Task prompt:
Transcribe the material word for word, but without the images.

..........

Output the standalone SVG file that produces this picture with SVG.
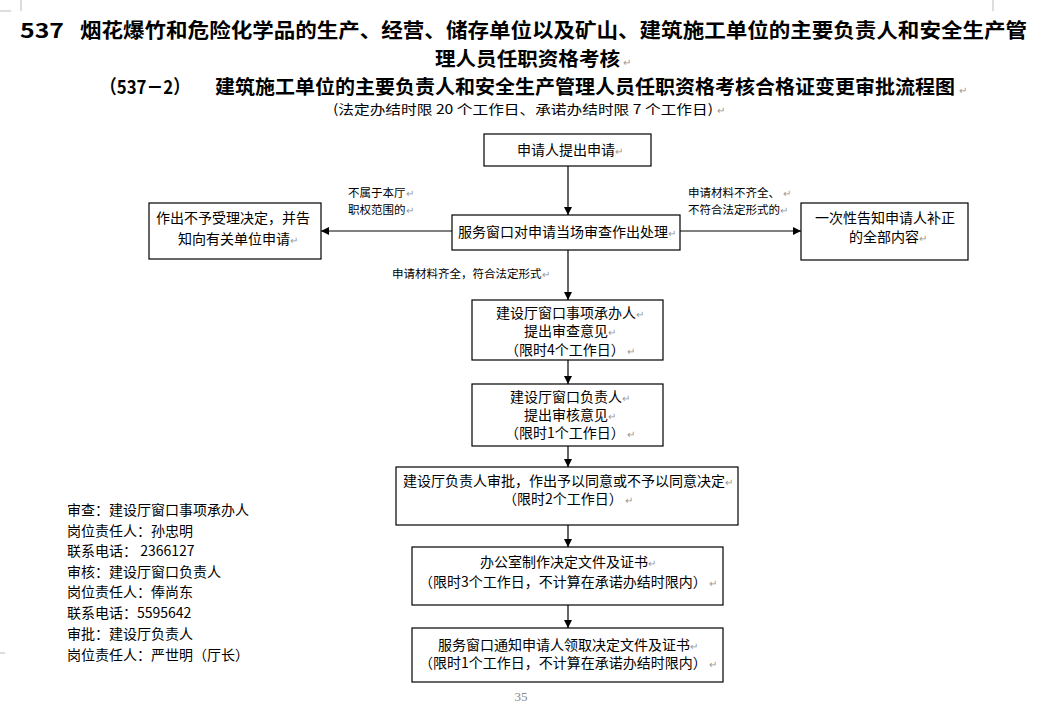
<svg xmlns="http://www.w3.org/2000/svg" width="1043" height="717" viewBox="0 0 1043 717">
<style>
text{font-family:"Noto Sans CJK SC","Noto Sans",sans-serif;fill:#000}
.t{font-size:14px;text-anchor:middle}
.l{font-size:11.5px}
.b{font-size:14px}
.h{font-weight:bold}
.p{fill:#999;font-size:10px}
rect{fill:#fff;stroke:#000;stroke-width:1.2}
.c line{stroke:#000;stroke-width:1.2}
.m{stroke:#bbb;stroke-width:1}
</style>
<defs>
<marker id="ar" viewBox="0 0 10 10" refX="10" refY="5" markerWidth="8" markerHeight="8" markerUnits="userSpaceOnUse" orient="auto"><path d="M0,0 L10,5 L0,10 z" fill="#000"/></marker>
</defs>
<rect width="1043" height="717" style="fill:#fff;stroke:none"/>
<g id="cropmarks">
<line class="m" x1="0" y1="11" x2="11" y2="11"/><line class="m" x1="21" y1="0" x2="21" y2="11"/>
<line class="m" x1="993" y1="0" x2="993" y2="11"/>
<line class="m" x1="0" y1="653" x2="5" y2="653"/>
</g>
<g id="title">
<text class="h" x="20" y="38" font-size="20" textLength="44" lengthAdjust="spacingAndGlyphs">537</text>
<text class="h" x="80" y="38" font-size="20" textLength="947" lengthAdjust="spacingAndGlyphs">烟花爆竹和危险化学品的生产、经营、储存单位以及矿山、建筑施工单位的主要负责人和安全生产管</text>
<text class="h" x="435" y="66" font-size="19.5" textLength="185" lengthAdjust="spacingAndGlyphs">理人员任职资格考核</text>
<text class="p" x="623" y="66">↵</text>
<text class="h" x="100" y="94" font-size="19" textLength="90" lengthAdjust="spacingAndGlyphs">（537－2）</text>
<text class="h" x="215" y="94" font-size="19.5" textLength="740" lengthAdjust="spacingAndGlyphs">建筑施工单位的主要负责人和安全生产管理人员任职资格考核合格证变更审批流程图</text>
<text class="p" x="959" y="94">↵</text>
<text x="333" y="114" font-size="13" textLength="380" lengthAdjust="spacingAndGlyphs">(法定办结时限 20 个工作日、承诺办结时限 7 个工作日)</text>
<text class="p" x="717" y="114">↵</text>
</g>
<g class="c" id="connectors">
<line x1="568" y1="166" x2="568" y2="215" marker-end="url(#ar)"/>
<line x1="452" y1="231" x2="321" y2="231" marker-end="url(#ar)"/>
<line x1="680" y1="231" x2="801" y2="231" marker-end="url(#ar)"/>
<line x1="568" y1="250" x2="568" y2="300" marker-end="url(#ar)"/>
<line x1="568" y1="360" x2="568" y2="384" marker-end="url(#ar)"/>
<line x1="568" y1="446" x2="568" y2="467" marker-end="url(#ar)"/>
<line x1="568" y1="525" x2="568" y2="547" marker-end="url(#ar)"/>
<line x1="568" y1="605" x2="568" y2="628" marker-end="url(#ar)"/>
<text class="l" x="348" y="197">不属于本厅<tspan class="p">↵</tspan></text>
<text class="l" x="348" y="214">职权范围的<tspan class="p">↵</tspan></text>
<text class="l" x="688" y="197">申请材料不齐全、 <tspan class="p">↵</tspan></text>
<text class="l" x="688" y="214">不符合法定形式的<tspan class="p">↵</tspan></text>
<text class="l" x="392" y="278">申请材料齐全，符合法定形式<tspan class="p">↵</tspan></text>
</g>
<g id="n1"><rect x="484" y="134" width="167" height="32"/><text class="t" x="570" y="155">申请人提出申请<tspan class="p">↵</tspan></text></g>
<g id="n2"><rect x="452" y="215" width="228" height="35"/><text class="t" x="567" y="237">服务窗口对申请当场审查作出处理<tspan class="p">↵</tspan></text></g>
<g id="n3"><rect x="149" y="203" width="172" height="56"/><text class="t" x="233" y="223">作出不予受理决定，并告</text><text class="t" x="238" y="244">知向有关单位申请<tspan class="p">↵</tspan></text></g>
<g id="n4"><rect x="801" y="203" width="167" height="57"/><text class="t" x="885" y="223">一次性告知申请人补正</text><text class="t" x="888" y="242">的全部内容<tspan class="p">↵</tspan></text></g>
<g id="n5"><rect x="472" y="300" width="191" height="60"/>
<text class="t" x="570" y="318">建设厅窗口事项承办人<tspan class="p">↵</tspan></text>
<text class="t" x="570" y="336">提出审查意见<tspan class="p">↵</tspan></text>
<text class="t" x="570" y="355">（限时4个工作日）<tspan class="p"> ↵</tspan></text></g>
<g id="n6"><rect x="472" y="384" width="191" height="62"/>
<text class="t" x="570" y="402">建设厅窗口负责人<tspan class="p">↵</tspan></text>
<text class="t" x="570" y="420">提出审核意见<tspan class="p">↵</tspan></text>
<text class="t" x="570" y="438">（限时1个工作日）<tspan class="p"> ↵</tspan></text></g>
<g id="n7"><rect x="396" y="467" width="342" height="58"/>
<text class="t" x="568" y="486">建设厅负责人审批，作出予以同意或不予以同意决定<tspan class="p">↵</tspan></text>
<text class="t" x="568" y="504">（限时2个工作日）<tspan class="p"> ↵</tspan></text></g>
<g id="n8"><rect x="412" y="547" width="311" height="58"/>
<text class="t" x="568" y="567">办公室制作决定文件及证书<tspan class="p">↵</tspan></text>
<text class="t" x="568" y="587">（限时3个工作日，不计算在承诺办结时限内）<tspan class="p"> ↵</tspan></text></g>
<g id="n9"><rect x="412" y="628" width="311" height="54"/>
<text class="t" x="568" y="650">服务窗口通知申请人领取决定文件及证书<tspan class="p">↵</tspan></text>
<text class="t" x="568" y="668">（限时1个工作日，不计算在承诺办结时限内）<tspan class="p"> ↵</tspan></text></g>
<g id="contacts">
<text class="b" x="67" y="515">审查：建设厅窗口事项承办人</text>
<text class="b" x="67" y="536">岗位责任人：孙忠明</text>
<text class="b" x="67" y="556">联系电话： 2366127</text>
<text class="b" x="67" y="577">审核：建设厅窗口负责人</text>
<text class="b" x="67" y="597">岗位责任人：俸尚东</text>
<text class="b" x="67" y="618">联系电话：5595642</text>
<text class="b" x="67" y="639">审批：建设厅负责人</text>
<text class="b" x="67" y="660">岗位责任人：严世明（厅长）</text>
</g>
<text x="521" y="701" font-size="13" text-anchor="middle" style="font-family:'Liberation Serif',serif;fill:#888">35</text>
</svg>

..........

Answer to the task:
Output the standalone SVG file that produces this picture with SVG.
<svg xmlns="http://www.w3.org/2000/svg" width="1043" height="717" viewBox="0 0 1043 717">
<style>
text{font-family:"Noto Sans CJK SC","Noto Sans",sans-serif;fill:#000}
.t{font-size:14px;text-anchor:middle}
.l{font-size:11.5px}
.b{font-size:14px}
.h{font-weight:bold}
.p{fill:#999;font-size:10px}
rect{fill:#fff;stroke:#000;stroke-width:1.2}
.c line{stroke:#000;stroke-width:1.2}
.m{stroke:#bbb;stroke-width:1}
</style>
<defs>
<marker id="ar" viewBox="0 0 10 10" refX="10" refY="5" markerWidth="8" markerHeight="8" markerUnits="userSpaceOnUse" orient="auto"><path d="M0,0 L10,5 L0,10 z" fill="#000"/></marker>
</defs>
<rect width="1043" height="717" style="fill:#fff;stroke:none"/>
<g id="cropmarks">
<line class="m" x1="0" y1="11" x2="11" y2="11"/><line class="m" x1="21" y1="0" x2="21" y2="11"/>
<line class="m" x1="993" y1="0" x2="993" y2="11"/>
<line class="m" x1="0" y1="653" x2="5" y2="653"/>
</g>
<g id="title">
<text class="h" x="20" y="38" font-size="20" textLength="44" lengthAdjust="spacingAndGlyphs">537</text>
<text class="h" x="80" y="38" font-size="20" textLength="947" lengthAdjust="spacingAndGlyphs">烟花爆竹和危险化学品的生产、经营、储存单位以及矿山、建筑施工单位的主要负责人和安全生产管</text>
<text class="h" x="435" y="66" font-size="19.5" textLength="185" lengthAdjust="spacingAndGlyphs">理人员任职资格考核</text>
<text class="p" x="623" y="66">↵</text>
<text class="h" x="100" y="94" font-size="19" textLength="90" lengthAdjust="spacingAndGlyphs">（537－2）</text>
<text class="h" x="215" y="94" font-size="19.5" textLength="740" lengthAdjust="spacingAndGlyphs">建筑施工单位的主要负责人和安全生产管理人员任职资格考核合格证变更审批流程图</text>
<text class="p" x="959" y="94">↵</text>
<text x="333" y="114" font-size="13" textLength="380" lengthAdjust="spacingAndGlyphs">(法定办结时限 20 个工作日、承诺办结时限 7 个工作日)</text>
<text class="p" x="717" y="114">↵</text>
</g>
<g class="c" id="connectors">
<line x1="568" y1="166" x2="568" y2="215" marker-end="url(#ar)"/>
<line x1="452" y1="231" x2="321" y2="231" marker-end="url(#ar)"/>
<line x1="680" y1="231" x2="801" y2="231" marker-end="url(#ar)"/>
<line x1="568" y1="250" x2="568" y2="300" marker-end="url(#ar)"/>
<line x1="568" y1="360" x2="568" y2="384" marker-end="url(#ar)"/>
<line x1="568" y1="446" x2="568" y2="467" marker-end="url(#ar)"/>
<line x1="568" y1="525" x2="568" y2="547" marker-end="url(#ar)"/>
<line x1="568" y1="605" x2="568" y2="628" marker-end="url(#ar)"/>
<text class="l" x="348" y="197">不属于本厅<tspan class="p">↵</tspan></text>
<text class="l" x="348" y="214">职权范围的<tspan class="p">↵</tspan></text>
<text class="l" x="688" y="197">申请材料不齐全、 <tspan class="p">↵</tspan></text>
<text class="l" x="688" y="214">不符合法定形式的<tspan class="p">↵</tspan></text>
<text class="l" x="392" y="278">申请材料齐全，符合法定形式<tspan class="p">↵</tspan></text>
</g>
<g id="n1"><rect x="484" y="134" width="167" height="32"/><text class="t" x="570" y="155">申请人提出申请<tspan class="p">↵</tspan></text></g>
<g id="n2"><rect x="452" y="215" width="228" height="35"/><text class="t" x="567" y="237">服务窗口对申请当场审查作出处理<tspan class="p">↵</tspan></text></g>
<g id="n3"><rect x="149" y="203" width="172" height="56"/><text class="t" x="233" y="223">作出不予受理决定，并告</text><text class="t" x="238" y="244">知向有关单位申请<tspan class="p">↵</tspan></text></g>
<g id="n4"><rect x="801" y="203" width="167" height="57"/><text class="t" x="885" y="223">一次性告知申请人补正</text><text class="t" x="888" y="242">的全部内容<tspan class="p">↵</tspan></text></g>
<g id="n5"><rect x="472" y="300" width="191" height="60"/>
<text class="t" x="570" y="318">建设厅窗口事项承办人<tspan class="p">↵</tspan></text>
<text class="t" x="570" y="336">提出审查意见<tspan class="p">↵</tspan></text>
<text class="t" x="570" y="355">（限时4个工作日）<tspan class="p"> ↵</tspan></text></g>
<g id="n6"><rect x="472" y="384" width="191" height="62"/>
<text class="t" x="570" y="402">建设厅窗口负责人<tspan class="p">↵</tspan></text>
<text class="t" x="570" y="420">提出审核意见<tspan class="p">↵</tspan></text>
<text class="t" x="570" y="438">（限时1个工作日）<tspan class="p"> ↵</tspan></text></g>
<g id="n7"><rect x="396" y="467" width="342" height="58"/>
<text class="t" x="568" y="486">建设厅负责人审批，作出予以同意或不予以同意决定<tspan class="p">↵</tspan></text>
<text class="t" x="568" y="504">（限时2个工作日）<tspan class="p"> ↵</tspan></text></g>
<g id="n8"><rect x="412" y="547" width="311" height="58"/>
<text class="t" x="568" y="567">办公室制作决定文件及证书<tspan class="p">↵</tspan></text>
<text class="t" x="568" y="587">（限时3个工作日，不计算在承诺办结时限内）<tspan class="p"> ↵</tspan></text></g>
<g id="n9"><rect x="412" y="628" width="311" height="54"/>
<text class="t" x="568" y="650">服务窗口通知申请人领取决定文件及证书<tspan class="p">↵</tspan></text>
<text class="t" x="568" y="668">（限时1个工作日，不计算在承诺办结时限内）<tspan class="p"> ↵</tspan></text></g>
<g id="contacts">
<text class="b" x="67" y="515">审查：建设厅窗口事项承办人</text>
<text class="b" x="67" y="536">岗位责任人：孙忠明</text>
<text class="b" x="67" y="556">联系电话： 2366127</text>
<text class="b" x="67" y="577">审核：建设厅窗口负责人</text>
<text class="b" x="67" y="597">岗位责任人：俸尚东</text>
<text class="b" x="67" y="618">联系电话：5595642</text>
<text class="b" x="67" y="639">审批：建设厅负责人</text>
<text class="b" x="67" y="660">岗位责任人：严世明（厅长）</text>
</g>
<text x="521" y="701" font-size="13" text-anchor="middle" style="font-family:'Liberation Serif',serif;fill:#888">35</text>
</svg>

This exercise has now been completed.